### [PROBLEM DESCRIPTION]
Restate, word for word, every line of the data.

** Start DATA LINES **

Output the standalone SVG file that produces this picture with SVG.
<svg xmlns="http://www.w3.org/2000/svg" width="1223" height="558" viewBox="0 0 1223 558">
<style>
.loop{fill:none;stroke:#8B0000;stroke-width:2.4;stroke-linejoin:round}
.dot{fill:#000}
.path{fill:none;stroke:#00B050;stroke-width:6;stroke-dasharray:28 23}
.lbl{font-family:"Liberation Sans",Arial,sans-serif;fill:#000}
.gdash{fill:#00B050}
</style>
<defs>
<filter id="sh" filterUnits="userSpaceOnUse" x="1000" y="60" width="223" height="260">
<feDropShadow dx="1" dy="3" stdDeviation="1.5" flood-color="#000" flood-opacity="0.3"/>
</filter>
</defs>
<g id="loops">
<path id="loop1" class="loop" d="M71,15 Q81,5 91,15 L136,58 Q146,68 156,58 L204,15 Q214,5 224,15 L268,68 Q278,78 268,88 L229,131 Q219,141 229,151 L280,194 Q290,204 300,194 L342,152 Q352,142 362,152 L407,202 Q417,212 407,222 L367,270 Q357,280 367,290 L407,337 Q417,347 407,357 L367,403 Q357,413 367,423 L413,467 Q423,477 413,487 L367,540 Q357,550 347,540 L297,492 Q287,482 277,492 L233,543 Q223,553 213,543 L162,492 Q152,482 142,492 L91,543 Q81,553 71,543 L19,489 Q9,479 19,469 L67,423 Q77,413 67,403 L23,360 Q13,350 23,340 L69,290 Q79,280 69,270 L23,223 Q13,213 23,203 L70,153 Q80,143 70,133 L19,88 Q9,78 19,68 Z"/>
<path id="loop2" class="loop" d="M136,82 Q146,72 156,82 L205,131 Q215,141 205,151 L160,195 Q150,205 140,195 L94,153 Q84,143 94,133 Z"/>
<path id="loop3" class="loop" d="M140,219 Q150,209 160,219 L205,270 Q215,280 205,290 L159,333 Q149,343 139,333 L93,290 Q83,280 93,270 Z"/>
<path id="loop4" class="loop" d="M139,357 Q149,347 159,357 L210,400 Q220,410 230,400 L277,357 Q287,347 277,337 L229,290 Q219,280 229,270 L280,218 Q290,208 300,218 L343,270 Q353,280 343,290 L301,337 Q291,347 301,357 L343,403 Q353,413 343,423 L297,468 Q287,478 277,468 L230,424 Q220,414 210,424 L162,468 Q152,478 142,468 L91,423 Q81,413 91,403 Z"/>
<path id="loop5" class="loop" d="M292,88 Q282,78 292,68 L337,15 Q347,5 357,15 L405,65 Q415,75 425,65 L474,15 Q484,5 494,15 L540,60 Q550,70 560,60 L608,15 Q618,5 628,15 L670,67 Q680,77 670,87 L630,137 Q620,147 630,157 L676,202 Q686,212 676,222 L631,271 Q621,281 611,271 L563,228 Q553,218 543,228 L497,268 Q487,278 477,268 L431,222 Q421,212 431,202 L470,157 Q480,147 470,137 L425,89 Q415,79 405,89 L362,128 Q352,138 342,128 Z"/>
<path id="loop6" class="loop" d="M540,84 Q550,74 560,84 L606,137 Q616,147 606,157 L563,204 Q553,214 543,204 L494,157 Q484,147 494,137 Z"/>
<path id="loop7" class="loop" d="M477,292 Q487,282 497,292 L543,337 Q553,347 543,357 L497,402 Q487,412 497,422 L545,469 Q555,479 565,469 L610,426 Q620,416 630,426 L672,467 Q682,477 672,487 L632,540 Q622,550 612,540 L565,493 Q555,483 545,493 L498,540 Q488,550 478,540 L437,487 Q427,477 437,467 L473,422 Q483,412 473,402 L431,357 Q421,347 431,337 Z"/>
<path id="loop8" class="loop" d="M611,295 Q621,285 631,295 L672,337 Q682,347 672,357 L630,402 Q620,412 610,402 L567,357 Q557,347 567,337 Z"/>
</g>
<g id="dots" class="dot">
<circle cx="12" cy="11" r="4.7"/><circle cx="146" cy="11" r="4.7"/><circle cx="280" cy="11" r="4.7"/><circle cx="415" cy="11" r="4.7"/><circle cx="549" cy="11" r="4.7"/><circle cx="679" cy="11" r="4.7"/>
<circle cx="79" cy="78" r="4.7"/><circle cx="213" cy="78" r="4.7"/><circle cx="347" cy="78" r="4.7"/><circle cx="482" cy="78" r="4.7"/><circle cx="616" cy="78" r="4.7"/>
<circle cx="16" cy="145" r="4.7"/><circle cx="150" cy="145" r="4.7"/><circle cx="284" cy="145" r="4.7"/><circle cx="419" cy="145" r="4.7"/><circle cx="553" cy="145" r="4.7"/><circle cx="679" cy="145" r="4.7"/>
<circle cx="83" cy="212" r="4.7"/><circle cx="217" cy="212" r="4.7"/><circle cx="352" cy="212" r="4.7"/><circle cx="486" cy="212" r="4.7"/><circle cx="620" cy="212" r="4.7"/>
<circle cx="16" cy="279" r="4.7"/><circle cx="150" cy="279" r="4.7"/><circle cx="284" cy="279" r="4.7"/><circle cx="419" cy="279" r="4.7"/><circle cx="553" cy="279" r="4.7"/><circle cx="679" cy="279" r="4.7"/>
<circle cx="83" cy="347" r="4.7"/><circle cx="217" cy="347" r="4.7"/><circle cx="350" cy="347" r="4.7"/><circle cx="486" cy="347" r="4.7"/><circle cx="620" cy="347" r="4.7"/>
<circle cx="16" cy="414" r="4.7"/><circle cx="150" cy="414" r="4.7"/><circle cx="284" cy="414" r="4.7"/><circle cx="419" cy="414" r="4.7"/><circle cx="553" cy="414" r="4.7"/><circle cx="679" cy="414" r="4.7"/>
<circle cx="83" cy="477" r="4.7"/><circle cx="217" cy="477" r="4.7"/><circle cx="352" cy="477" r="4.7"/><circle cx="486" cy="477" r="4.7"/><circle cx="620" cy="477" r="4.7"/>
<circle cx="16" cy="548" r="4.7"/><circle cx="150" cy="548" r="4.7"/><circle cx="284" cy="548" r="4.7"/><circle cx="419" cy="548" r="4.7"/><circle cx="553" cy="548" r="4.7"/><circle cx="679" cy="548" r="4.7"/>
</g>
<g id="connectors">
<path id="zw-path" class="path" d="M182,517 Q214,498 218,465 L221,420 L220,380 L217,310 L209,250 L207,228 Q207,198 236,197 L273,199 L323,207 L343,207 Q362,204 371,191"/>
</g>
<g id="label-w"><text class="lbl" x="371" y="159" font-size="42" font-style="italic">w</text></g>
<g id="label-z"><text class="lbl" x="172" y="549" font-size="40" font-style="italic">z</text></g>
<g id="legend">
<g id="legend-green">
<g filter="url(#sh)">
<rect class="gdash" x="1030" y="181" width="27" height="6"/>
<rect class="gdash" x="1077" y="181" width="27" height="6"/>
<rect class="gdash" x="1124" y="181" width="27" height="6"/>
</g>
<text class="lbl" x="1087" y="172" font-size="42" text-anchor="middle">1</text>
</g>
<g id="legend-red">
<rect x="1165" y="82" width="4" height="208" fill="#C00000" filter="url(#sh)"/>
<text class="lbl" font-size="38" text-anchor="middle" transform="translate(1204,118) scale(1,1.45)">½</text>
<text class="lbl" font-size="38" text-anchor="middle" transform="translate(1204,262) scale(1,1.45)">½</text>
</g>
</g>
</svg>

** End DATA LINES **

### [RESPONSE BELOW]
Output the standalone SVG file that produces this picture with SVG.
<svg xmlns="http://www.w3.org/2000/svg" width="1223" height="558" viewBox="0 0 1223 558">
<style>
.loop{fill:none;stroke:#8B0000;stroke-width:2.4;stroke-linejoin:round}
.dot{fill:#000}
.path{fill:none;stroke:#00B050;stroke-width:6;stroke-dasharray:28 23}
.lbl{font-family:"Liberation Sans",Arial,sans-serif;fill:#000}
.gdash{fill:#00B050}
</style>
<defs>
<filter id="sh" filterUnits="userSpaceOnUse" x="1000" y="60" width="223" height="260">
<feDropShadow dx="1" dy="3" stdDeviation="1.5" flood-color="#000" flood-opacity="0.3"/>
</filter>
</defs>
<g id="loops">
<path id="loop1" class="loop" d="M71,15 Q81,5 91,15 L136,58 Q146,68 156,58 L204,15 Q214,5 224,15 L268,68 Q278,78 268,88 L229,131 Q219,141 229,151 L280,194 Q290,204 300,194 L342,152 Q352,142 362,152 L407,202 Q417,212 407,222 L367,270 Q357,280 367,290 L407,337 Q417,347 407,357 L367,403 Q357,413 367,423 L413,467 Q423,477 413,487 L367,540 Q357,550 347,540 L297,492 Q287,482 277,492 L233,543 Q223,553 213,543 L162,492 Q152,482 142,492 L91,543 Q81,553 71,543 L19,489 Q9,479 19,469 L67,423 Q77,413 67,403 L23,360 Q13,350 23,340 L69,290 Q79,280 69,270 L23,223 Q13,213 23,203 L70,153 Q80,143 70,133 L19,88 Q9,78 19,68 Z"/>
<path id="loop2" class="loop" d="M136,82 Q146,72 156,82 L205,131 Q215,141 205,151 L160,195 Q150,205 140,195 L94,153 Q84,143 94,133 Z"/>
<path id="loop3" class="loop" d="M140,219 Q150,209 160,219 L205,270 Q215,280 205,290 L159,333 Q149,343 139,333 L93,290 Q83,280 93,270 Z"/>
<path id="loop4" class="loop" d="M139,357 Q149,347 159,357 L210,400 Q220,410 230,400 L277,357 Q287,347 277,337 L229,290 Q219,280 229,270 L280,218 Q290,208 300,218 L343,270 Q353,280 343,290 L301,337 Q291,347 301,357 L343,403 Q353,413 343,423 L297,468 Q287,478 277,468 L230,424 Q220,414 210,424 L162,468 Q152,478 142,468 L91,423 Q81,413 91,403 Z"/>
<path id="loop5" class="loop" d="M292,88 Q282,78 292,68 L337,15 Q347,5 357,15 L405,65 Q415,75 425,65 L474,15 Q484,5 494,15 L540,60 Q550,70 560,60 L608,15 Q618,5 628,15 L670,67 Q680,77 670,87 L630,137 Q620,147 630,157 L676,202 Q686,212 676,222 L631,271 Q621,281 611,271 L563,228 Q553,218 543,228 L497,268 Q487,278 477,268 L431,222 Q421,212 431,202 L470,157 Q480,147 470,137 L425,89 Q415,79 405,89 L362,128 Q352,138 342,128 Z"/>
<path id="loop6" class="loop" d="M540,84 Q550,74 560,84 L606,137 Q616,147 606,157 L563,204 Q553,214 543,204 L494,157 Q484,147 494,137 Z"/>
<path id="loop7" class="loop" d="M477,292 Q487,282 497,292 L543,337 Q553,347 543,357 L497,402 Q487,412 497,422 L545,469 Q555,479 565,469 L610,426 Q620,416 630,426 L672,467 Q682,477 672,487 L632,540 Q622,550 612,540 L565,493 Q555,483 545,493 L498,540 Q488,550 478,540 L437,487 Q427,477 437,467 L473,422 Q483,412 473,402 L431,357 Q421,347 431,337 Z"/>
<path id="loop8" class="loop" d="M611,295 Q621,285 631,295 L672,337 Q682,347 672,357 L630,402 Q620,412 610,402 L567,357 Q557,347 567,337 Z"/>
</g>
<g id="dots" class="dot">
<circle cx="12" cy="11" r="4.7"/><circle cx="146" cy="11" r="4.7"/><circle cx="280" cy="11" r="4.7"/><circle cx="415" cy="11" r="4.7"/><circle cx="549" cy="11" r="4.7"/><circle cx="679" cy="11" r="4.7"/>
<circle cx="79" cy="78" r="4.7"/><circle cx="213" cy="78" r="4.7"/><circle cx="347" cy="78" r="4.7"/><circle cx="482" cy="78" r="4.7"/><circle cx="616" cy="78" r="4.7"/>
<circle cx="16" cy="145" r="4.7"/><circle cx="150" cy="145" r="4.7"/><circle cx="284" cy="145" r="4.7"/><circle cx="419" cy="145" r="4.7"/><circle cx="553" cy="145" r="4.7"/><circle cx="679" cy="145" r="4.7"/>
<circle cx="83" cy="212" r="4.7"/><circle cx="217" cy="212" r="4.7"/><circle cx="352" cy="212" r="4.7"/><circle cx="486" cy="212" r="4.7"/><circle cx="620" cy="212" r="4.7"/>
<circle cx="16" cy="279" r="4.7"/><circle cx="150" cy="279" r="4.7"/><circle cx="284" cy="279" r="4.7"/><circle cx="419" cy="279" r="4.7"/><circle cx="553" cy="279" r="4.7"/><circle cx="679" cy="279" r="4.7"/>
<circle cx="83" cy="347" r="4.7"/><circle cx="217" cy="347" r="4.7"/><circle cx="350" cy="347" r="4.7"/><circle cx="486" cy="347" r="4.7"/><circle cx="620" cy="347" r="4.7"/>
<circle cx="16" cy="414" r="4.7"/><circle cx="150" cy="414" r="4.7"/><circle cx="284" cy="414" r="4.7"/><circle cx="419" cy="414" r="4.7"/><circle cx="553" cy="414" r="4.7"/><circle cx="679" cy="414" r="4.7"/>
<circle cx="83" cy="477" r="4.7"/><circle cx="217" cy="477" r="4.7"/><circle cx="352" cy="477" r="4.7"/><circle cx="486" cy="477" r="4.7"/><circle cx="620" cy="477" r="4.7"/>
<circle cx="16" cy="548" r="4.7"/><circle cx="150" cy="548" r="4.7"/><circle cx="284" cy="548" r="4.7"/><circle cx="419" cy="548" r="4.7"/><circle cx="553" cy="548" r="4.7"/><circle cx="679" cy="548" r="4.7"/>
</g>
<g id="connectors">
<path id="zw-path" class="path" d="M182,517 Q214,498 218,465 L221,420 L220,380 L217,310 L209,250 L207,228 Q207,198 236,197 L273,199 L323,207 L343,207 Q362,204 371,191"/>
</g>
<g id="label-w"><text class="lbl" x="371" y="159" font-size="42" font-style="italic">w</text></g>
<g id="label-z"><text class="lbl" x="172" y="549" font-size="40" font-style="italic">z</text></g>
<g id="legend">
<g id="legend-green">
<g filter="url(#sh)">
<rect class="gdash" x="1030" y="181" width="27" height="6"/>
<rect class="gdash" x="1077" y="181" width="27" height="6"/>
<rect class="gdash" x="1124" y="181" width="27" height="6"/>
</g>
<text class="lbl" x="1087" y="172" font-size="42" text-anchor="middle">1</text>
</g>
<g id="legend-red">
<rect x="1165" y="82" width="4" height="208" fill="#C00000" filter="url(#sh)"/>
<text class="lbl" font-size="38" text-anchor="middle" transform="translate(1204,118) scale(1,1.45)">½</text>
<text class="lbl" font-size="38" text-anchor="middle" transform="translate(1204,262) scale(1,1.45)">½</text>
</g>
</g>
</svg>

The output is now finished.